Print the lines of the listing below verbatim from its first line through the line bearing "southern_sig = [0, 1, 0, 0, 1, 0, 0, 0, 0, 0]". Any pictures are to be omitted.
= = = =
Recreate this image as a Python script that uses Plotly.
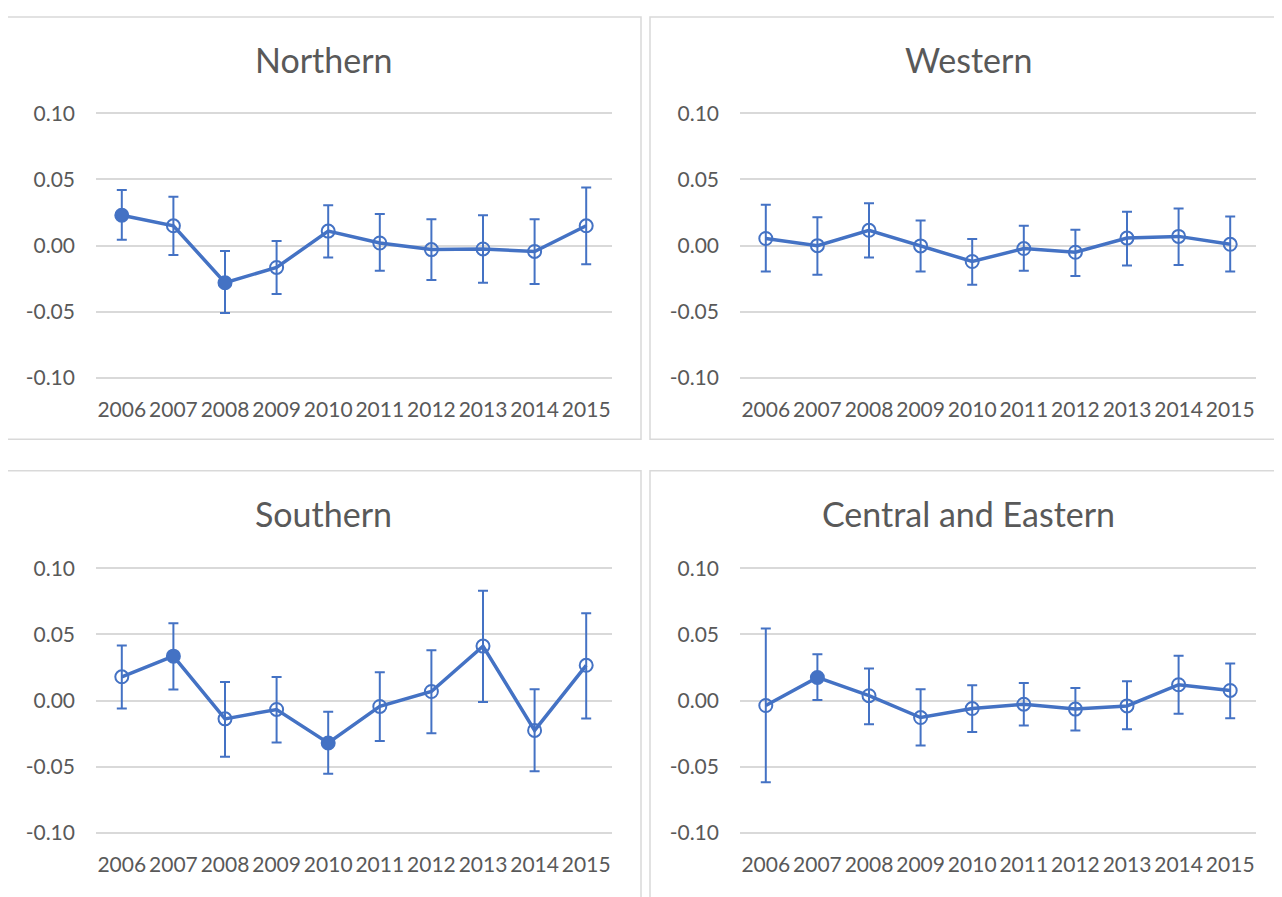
import plotly.graph_objects as go

# ---------------- data ----------------
years = [2006, 2007, 2008, 2009, 2010, 2011, 2012, 2013, 2014, 2015]
year_labels = [str(y) for y in years]

regions = ["Northern", "Western", "Southern", "Central and Eastern"]

northern_mean = [0.023, 0.015, -0.028, -0.0165, 0.011, 0.002, -0.003, -0.0025, -0.0044, 0.015]
northern_hi = [0.042, 0.037, -0.004, 0.0035, 0.0306, 0.024, 0.020, 0.023, 0.020, 0.044]
northern_lo = [0.0045, -0.007, -0.051, -0.0365, -0.009, -0.019, -0.026, -0.028, -0.029, -0.014]
northern_sig = [1, 0, 1, 0, 0, 0, 0, 0, 0, 0]

western_mean = [0.0054, 0.0, 0.0116, -0.0002, -0.012, -0.0022, -0.005, 0.0057, 0.007, 0.001]
western_hi = [0.031, 0.0215, 0.032, 0.019, 0.005, 0.015, 0.012, 0.0257, 0.028, 0.022]
western_lo = [-0.0195, -0.022, -0.009, -0.0195, -0.0296, -0.019, -0.023, -0.015, -0.0146, -0.0195]
western_sig = [0, 0, 0, 0, 0, 0, 0, 0, 0, 0]

southern_mean = [0.018, 0.0336, -0.0138, -0.0067, -0.032, -0.0044, 0.0069, 0.0412, -0.0225, 0.0267]
southern_hi = [0.0417, 0.0585, 0.014, 0.0178, -0.0084, 0.0215, 0.038, 0.083, 0.0086, 0.066]
southern_lo = [-0.006, 0.0084, -0.0425, -0.0316, -0.0553, -0.0306, -0.0247, -0.001, -0.0533, -0.0136]
southern_sig = [0, 1, 0, 0, 1, 0, 0, 0, 0, 0]

central_mean = [-0.0037, 0.0175, 0.0037, -0.0128, -0.006, -0.0027, -0.0064, -0.004, 0.012, 0.0077]
central_hi = [0.0546, 0.035, 0.0242, 0.0086, 0.0116, 0.0133, 0.0096, 0.0146, 0.034, 0.028]
central_lo = [-0.0617, 0.0005, -0.0178, -0.034, -0.0237, -0.0188, -0.0225, -0.0217, -0.010, -0.0133]
central_sig = [0, 1, 0, 0, 0, 0, 0, 0, 0, 0]

y_tickvals = [-0.10, -0.05, 0.0, 0.05, 0.10]
y_ticktext = ["-0.10", "-0.05", "0.00", "0.05", "0.10"]

series = [
    (northern_mean, northern_hi, northern_lo, northern_sig),
    (western_mean, western_hi, western_lo, western_sig),
    (southern_mean, southern_hi, southern_lo, southern_sig),
    (central_mean, central_hi, central_lo, central_sig),
]

# ---------------- layout geometry (pixels in the final screenshot) ----------------
W, H = 1282, 897
OFF = 8  # page body margin of the html page
BLUE = "#4472C4"
GRID = "#d9d9d9"
TEXT = "#595959"
FONT = "Lato"

YPAD = 0.0025
YR = [-0.1 - YPAD, 0.1 + YPAD]
PX_PER_UNIT = 1350.0

# (plot x0, plot x1, y of 0.10 gridline, box x0, box y0, box x1, box y1, title x, title y)
panels = [
    (96, 612, 105.3, 6, 7, 641, 438, 323.5, 50),
    (740, 1256, 105.3, 650, 7, 1300, 438, 968, 50),
    (96, 612, 569.6, 6, 470, 641, 910, 323.5, 514),
    (740, 1256, 569.6, 650, 470, 1300, 910, 968, 514),
]


def fx(x):
    return (x - OFF) / W


def fy(y):
    return 1 - (y - OFF) / H


fig = go.Figure()
shapes = []
annotations = []

for i, (name, (mean, hi, lo, sig), geo) in enumerate(zip(regions, series, panels)):
    px0, px1, ytop, bx0, by0, bx1, by1, tx, ty = geo
    idx = "" if i == 0 else str(i + 1)
    top_px = ytop - YPAD * PX_PER_UNIT
    bot_px = ytop + (0.2 + YPAD) * PX_PER_UNIT

    err_up = [h - m for h, m in zip(hi, mean)]
    err_dn = [m - l for m, l in zip(mean, lo)]
    symbols = ["circle" if s else "circle-open" for s in sig]

    fig.add_trace(go.Scatter(
        x=years, y=mean,
        mode="lines+markers",
        line=dict(color=BLUE, width=3.5),
        marker=dict(symbol=symbols, size=13, color=BLUE,
                    line=dict(color=BLUE, width=2)),
        error_y=dict(type="data", symmetric=False, array=err_up, arrayminus=err_dn,
                     color=BLUE, thickness=2, width=5),
        xaxis="x" + idx, yaxis="y" + idx,
        showlegend=False,
    ))

    fig.layout["xaxis" + idx] = dict(
        domain=[fx(px0), fx(px1)], anchor="y" + idx,
        range=[2005.5, 2015.5], tickvals=years, ticktext=year_labels,
        showgrid=False, zeroline=False, showline=False, ticks="",
        tickfont=dict(family=FONT, size=21, color=TEXT),
        ticklabelstandoff=14, fixedrange=True,
    )
    fig.layout["yaxis" + idx] = dict(
        domain=[fy(bot_px), fy(top_px)], anchor="x" + idx,
        range=YR, tickvals=y_tickvals, ticktext=y_ticktext,
        showgrid=True, gridcolor=GRID, gridwidth=1.5,
        zeroline=False, showline=False, ticks="",
        tickfont=dict(family=FONT, size=21, color=TEXT),
        ticklabelstandoff=20, fixedrange=True,
    )

    shapes.append(dict(type="rect", xref="paper", yref="paper",
                       x0=fx(bx0), x1=fx(bx1), y0=fy(by1), y1=fy(by0),
                       line=dict(color=GRID, width=1.5), fillcolor="rgba(0,0,0,0)",
                       layer="below"))
    annotations.append(dict(text=name, xref="paper", yref="paper",
                            x=fx(tx), y=fy(ty), xanchor="center", yanchor="middle",
                            showarrow=False,
                            font=dict(family=FONT, size=34, color=TEXT)))

fig.update_layout(
    width=W, height=H,
    margin=dict(l=0, r=0, t=0, b=0),
    paper_bgcolor="white", plot_bgcolor="rgba(0,0,0,0)",
    shapes=shapes, annotations=annotations,
    font=dict(family=FONT, color=TEXT),
)

fig.write_html("out.html")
= = = =
→ SOLVED PROBLEM:
Recreate this image as a Python script that uses Plotly.
import plotly.graph_objects as go

# ---------------- data ----------------
years = [2006, 2007, 2008, 2009, 2010, 2011, 2012, 2013, 2014, 2015]
year_labels = [str(y) for y in years]

regions = ["Northern", "Western", "Southern", "Central and Eastern"]

northern_mean = [0.023, 0.015, -0.028, -0.0165, 0.011, 0.002, -0.003, -0.0025, -0.0044, 0.015]
northern_hi = [0.042, 0.037, -0.004, 0.0035, 0.0306, 0.024, 0.020, 0.023, 0.020, 0.044]
northern_lo = [0.0045, -0.007, -0.051, -0.0365, -0.009, -0.019, -0.026, -0.028, -0.029, -0.014]
northern_sig = [1, 0, 1, 0, 0, 0, 0, 0, 0, 0]

western_mean = [0.0054, 0.0, 0.0116, -0.0002, -0.012, -0.0022, -0.005, 0.0057, 0.007, 0.001]
western_hi = [0.031, 0.0215, 0.032, 0.019, 0.005, 0.015, 0.012, 0.0257, 0.028, 0.022]
western_lo = [-0.0195, -0.022, -0.009, -0.0195, -0.0296, -0.019, -0.023, -0.015, -0.0146, -0.0195]
western_sig = [0, 0, 0, 0, 0, 0, 0, 0, 0, 0]

southern_mean = [0.018, 0.0336, -0.0138, -0.0067, -0.032, -0.0044, 0.0069, 0.0412, -0.0225, 0.0267]
southern_hi = [0.0417, 0.0585, 0.014, 0.0178, -0.0084, 0.0215, 0.038, 0.083, 0.0086, 0.066]
southern_lo = [-0.006, 0.0084, -0.0425, -0.0316, -0.0553, -0.0306, -0.0247, -0.001, -0.0533, -0.0136]
southern_sig = [0, 1, 0, 0, 1, 0, 0, 0, 0, 0]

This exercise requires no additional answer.